= DIRECTION =
Retype word for word the first line of the listing and each line after it up to the line with "and confirmed norovirus", with the pictures taken out.

= INFORMATION SUPPLIED =
··········

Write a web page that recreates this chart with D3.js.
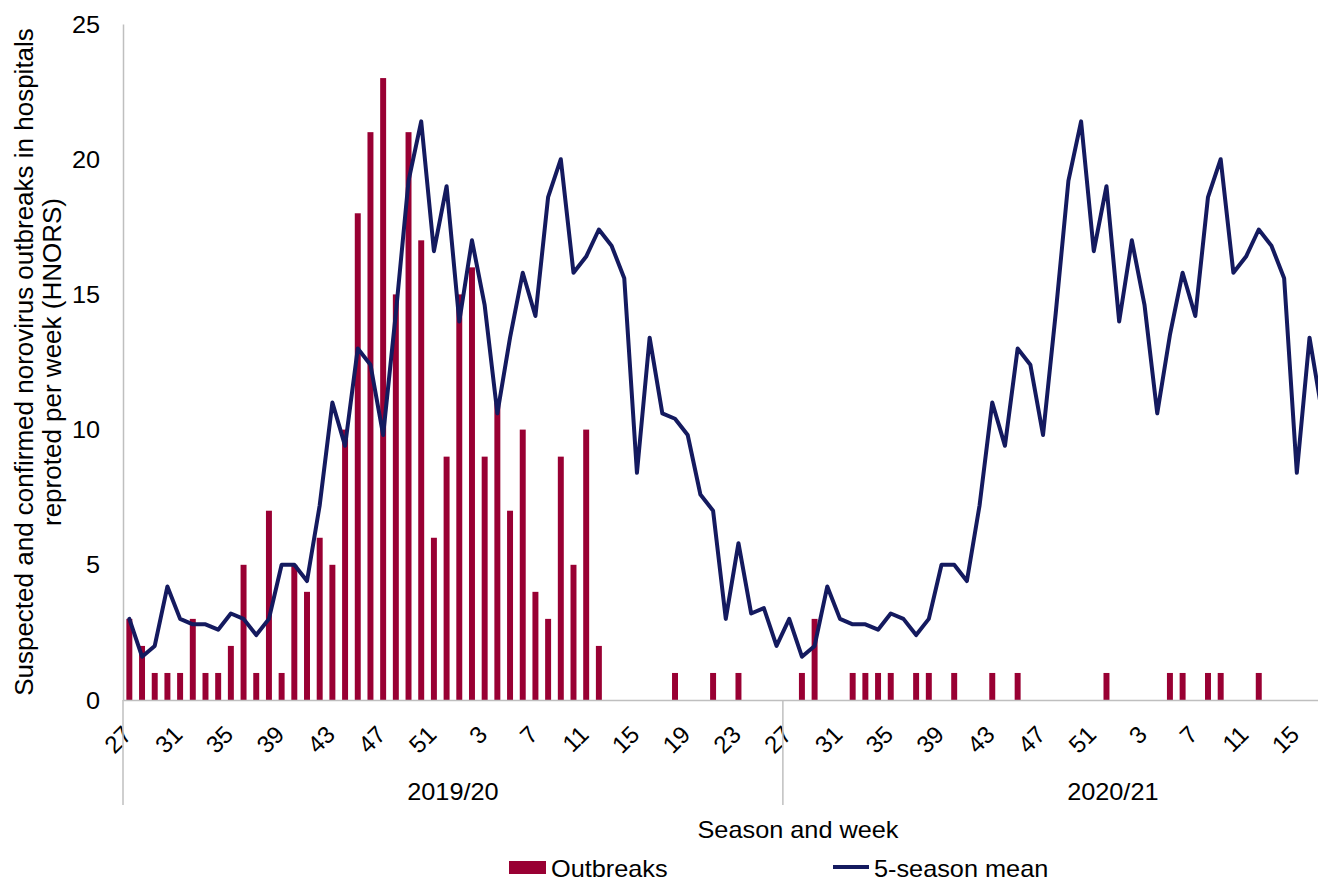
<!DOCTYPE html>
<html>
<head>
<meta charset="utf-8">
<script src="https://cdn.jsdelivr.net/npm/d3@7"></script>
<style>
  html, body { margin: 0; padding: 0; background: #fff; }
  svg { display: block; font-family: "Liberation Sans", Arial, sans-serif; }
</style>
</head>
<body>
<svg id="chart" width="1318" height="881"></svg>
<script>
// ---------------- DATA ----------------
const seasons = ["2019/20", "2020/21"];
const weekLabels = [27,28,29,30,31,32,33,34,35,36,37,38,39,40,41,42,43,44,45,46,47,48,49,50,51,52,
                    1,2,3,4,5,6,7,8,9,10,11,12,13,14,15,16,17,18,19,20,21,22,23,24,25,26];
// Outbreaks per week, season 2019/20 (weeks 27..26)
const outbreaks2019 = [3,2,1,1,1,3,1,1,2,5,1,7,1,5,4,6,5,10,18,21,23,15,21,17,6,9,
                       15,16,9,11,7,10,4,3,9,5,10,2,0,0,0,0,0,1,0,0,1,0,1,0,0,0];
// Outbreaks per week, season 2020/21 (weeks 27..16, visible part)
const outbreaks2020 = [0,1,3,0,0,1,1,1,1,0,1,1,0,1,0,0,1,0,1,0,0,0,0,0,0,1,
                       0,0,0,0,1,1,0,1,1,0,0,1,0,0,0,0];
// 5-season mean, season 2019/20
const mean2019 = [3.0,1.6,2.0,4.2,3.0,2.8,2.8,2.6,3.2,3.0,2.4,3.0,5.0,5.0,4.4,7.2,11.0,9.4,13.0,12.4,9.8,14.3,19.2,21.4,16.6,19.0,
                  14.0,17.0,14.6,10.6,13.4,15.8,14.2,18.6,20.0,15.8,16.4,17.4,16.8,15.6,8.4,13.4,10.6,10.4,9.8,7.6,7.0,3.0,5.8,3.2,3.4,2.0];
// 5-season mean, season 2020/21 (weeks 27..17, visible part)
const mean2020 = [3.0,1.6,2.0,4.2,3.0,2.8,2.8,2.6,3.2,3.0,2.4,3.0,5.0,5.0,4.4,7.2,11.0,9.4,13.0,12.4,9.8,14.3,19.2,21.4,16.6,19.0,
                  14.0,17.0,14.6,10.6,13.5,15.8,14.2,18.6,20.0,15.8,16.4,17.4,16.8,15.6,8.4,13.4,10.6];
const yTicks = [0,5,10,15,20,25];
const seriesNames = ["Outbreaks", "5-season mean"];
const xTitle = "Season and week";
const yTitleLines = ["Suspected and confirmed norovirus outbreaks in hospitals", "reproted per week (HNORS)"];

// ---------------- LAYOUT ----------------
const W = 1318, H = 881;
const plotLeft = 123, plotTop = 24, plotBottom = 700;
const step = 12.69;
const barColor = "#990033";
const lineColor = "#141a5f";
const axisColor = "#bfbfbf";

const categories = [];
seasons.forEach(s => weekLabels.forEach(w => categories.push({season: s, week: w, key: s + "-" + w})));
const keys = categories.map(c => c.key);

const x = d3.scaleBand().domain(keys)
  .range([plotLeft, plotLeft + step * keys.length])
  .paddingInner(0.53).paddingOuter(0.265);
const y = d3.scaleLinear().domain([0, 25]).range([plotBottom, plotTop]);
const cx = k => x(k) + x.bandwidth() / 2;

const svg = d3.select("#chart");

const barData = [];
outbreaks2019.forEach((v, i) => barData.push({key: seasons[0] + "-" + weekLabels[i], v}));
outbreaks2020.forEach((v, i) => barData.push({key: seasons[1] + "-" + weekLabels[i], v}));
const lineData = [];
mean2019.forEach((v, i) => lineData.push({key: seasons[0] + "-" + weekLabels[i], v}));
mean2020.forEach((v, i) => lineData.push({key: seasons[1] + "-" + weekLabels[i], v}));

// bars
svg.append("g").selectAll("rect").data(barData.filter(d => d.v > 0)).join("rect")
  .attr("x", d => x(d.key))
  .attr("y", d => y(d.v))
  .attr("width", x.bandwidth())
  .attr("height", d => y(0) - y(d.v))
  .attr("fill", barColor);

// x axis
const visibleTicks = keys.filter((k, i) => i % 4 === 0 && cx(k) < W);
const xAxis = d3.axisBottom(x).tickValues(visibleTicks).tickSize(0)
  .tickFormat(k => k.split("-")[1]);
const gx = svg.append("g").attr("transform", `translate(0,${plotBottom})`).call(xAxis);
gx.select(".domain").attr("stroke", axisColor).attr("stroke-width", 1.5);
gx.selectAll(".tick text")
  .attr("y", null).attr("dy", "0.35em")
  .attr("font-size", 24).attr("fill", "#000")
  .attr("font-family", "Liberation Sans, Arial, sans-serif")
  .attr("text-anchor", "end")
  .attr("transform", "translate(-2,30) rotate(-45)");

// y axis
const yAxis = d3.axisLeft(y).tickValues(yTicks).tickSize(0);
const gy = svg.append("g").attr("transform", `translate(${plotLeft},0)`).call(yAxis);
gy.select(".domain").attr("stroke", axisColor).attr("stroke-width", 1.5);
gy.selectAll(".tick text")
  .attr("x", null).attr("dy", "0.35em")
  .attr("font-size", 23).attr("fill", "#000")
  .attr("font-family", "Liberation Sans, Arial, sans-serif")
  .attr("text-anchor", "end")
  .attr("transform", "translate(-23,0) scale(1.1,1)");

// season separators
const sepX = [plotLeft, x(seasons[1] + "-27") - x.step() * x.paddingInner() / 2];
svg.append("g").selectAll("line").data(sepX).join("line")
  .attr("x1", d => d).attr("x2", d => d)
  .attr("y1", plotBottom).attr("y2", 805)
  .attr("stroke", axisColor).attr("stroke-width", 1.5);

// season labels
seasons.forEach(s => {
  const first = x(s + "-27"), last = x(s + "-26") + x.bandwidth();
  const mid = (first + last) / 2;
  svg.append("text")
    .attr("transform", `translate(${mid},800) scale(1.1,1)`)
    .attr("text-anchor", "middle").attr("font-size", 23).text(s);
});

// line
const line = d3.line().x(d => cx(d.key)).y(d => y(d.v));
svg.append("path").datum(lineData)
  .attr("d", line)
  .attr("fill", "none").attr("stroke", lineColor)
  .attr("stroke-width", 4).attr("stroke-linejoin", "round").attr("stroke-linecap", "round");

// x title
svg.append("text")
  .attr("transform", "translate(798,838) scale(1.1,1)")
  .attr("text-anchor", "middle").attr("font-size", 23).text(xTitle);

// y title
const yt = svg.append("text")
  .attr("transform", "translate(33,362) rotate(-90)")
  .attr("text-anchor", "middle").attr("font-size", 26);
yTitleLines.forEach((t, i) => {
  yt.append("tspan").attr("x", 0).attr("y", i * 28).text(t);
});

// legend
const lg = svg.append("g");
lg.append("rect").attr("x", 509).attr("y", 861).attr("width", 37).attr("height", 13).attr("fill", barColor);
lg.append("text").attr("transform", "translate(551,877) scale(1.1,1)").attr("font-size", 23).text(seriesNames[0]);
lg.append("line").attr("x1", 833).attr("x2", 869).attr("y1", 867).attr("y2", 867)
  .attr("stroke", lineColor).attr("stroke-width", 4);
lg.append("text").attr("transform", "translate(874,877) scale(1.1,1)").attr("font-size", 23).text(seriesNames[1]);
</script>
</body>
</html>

··········

= OUTPUT OF THE EXERCISE =
Write a web page that recreates this chart with D3.js.
<!DOCTYPE html>
<html>
<head>
<meta charset="utf-8">
<script src="https://cdn.jsdelivr.net/npm/d3@7"></script>
<style>
  html, body { margin: 0; padding: 0; background: #fff; }
  svg { display: block; font-family: "Liberation Sans", Arial, sans-serif; }
</style>
</head>
<body>
<svg id="chart" width="1318" height="881"></svg>
<script>
// ---------------- DATA ----------------
const seasons = ["2019/20", "2020/21"];
const weekLabels = [27,28,29,30,31,32,33,34,35,36,37,38,39,40,41,42,43,44,45,46,47,48,49,50,51,52,
                    1,2,3,4,5,6,7,8,9,10,11,12,13,14,15,16,17,18,19,20,21,22,23,24,25,26];
// Outbreaks per week, season 2019/20 (weeks 27..26)
const outbreaks2019 = [3,2,1,1,1,3,1,1,2,5,1,7,1,5,4,6,5,10,18,21,23,15,21,17,6,9,
                       15,16,9,11,7,10,4,3,9,5,10,2,0,0,0,0,0,1,0,0,1,0,1,0,0,0];
// Outbreaks per week, season 2020/21 (weeks 27..16, visible part)
const outbreaks2020 = [0,1,3,0,0,1,1,1,1,0,1,1,0,1,0,0,1,0,1,0,0,0,0,0,0,1,
                       0,0,0,0,1,1,0,1,1,0,0,1,0,0,0,0];
// 5-season mean, season 2019/20
const mean2019 = [3.0,1.6,2.0,4.2,3.0,2.8,2.8,2.6,3.2,3.0,2.4,3.0,5.0,5.0,4.4,7.2,11.0,9.4,13.0,12.4,9.8,14.3,19.2,21.4,16.6,19.0,
                  14.0,17.0,14.6,10.6,13.4,15.8,14.2,18.6,20.0,15.8,16.4,17.4,16.8,15.6,8.4,13.4,10.6,10.4,9.8,7.6,7.0,3.0,5.8,3.2,3.4,2.0];
// 5-season mean, season 2020/21 (weeks 27..17, visible part)
const mean2020 = [3.0,1.6,2.0,4.2,3.0,2.8,2.8,2.6,3.2,3.0,2.4,3.0,5.0,5.0,4.4,7.2,11.0,9.4,13.0,12.4,9.8,14.3,19.2,21.4,16.6,19.0,
                  14.0,17.0,14.6,10.6,13.5,15.8,14.2,18.6,20.0,15.8,16.4,17.4,16.8,15.6,8.4,13.4,10.6];
const yTicks = [0,5,10,15,20,25];
const seriesNames = ["Outbreaks", "5-season mean"];
const xTitle = "Season and week";
const yTitleLines = ["Suspected and confirmed norovirus outbreaks in hospitals", "reproted per week (HNORS)"];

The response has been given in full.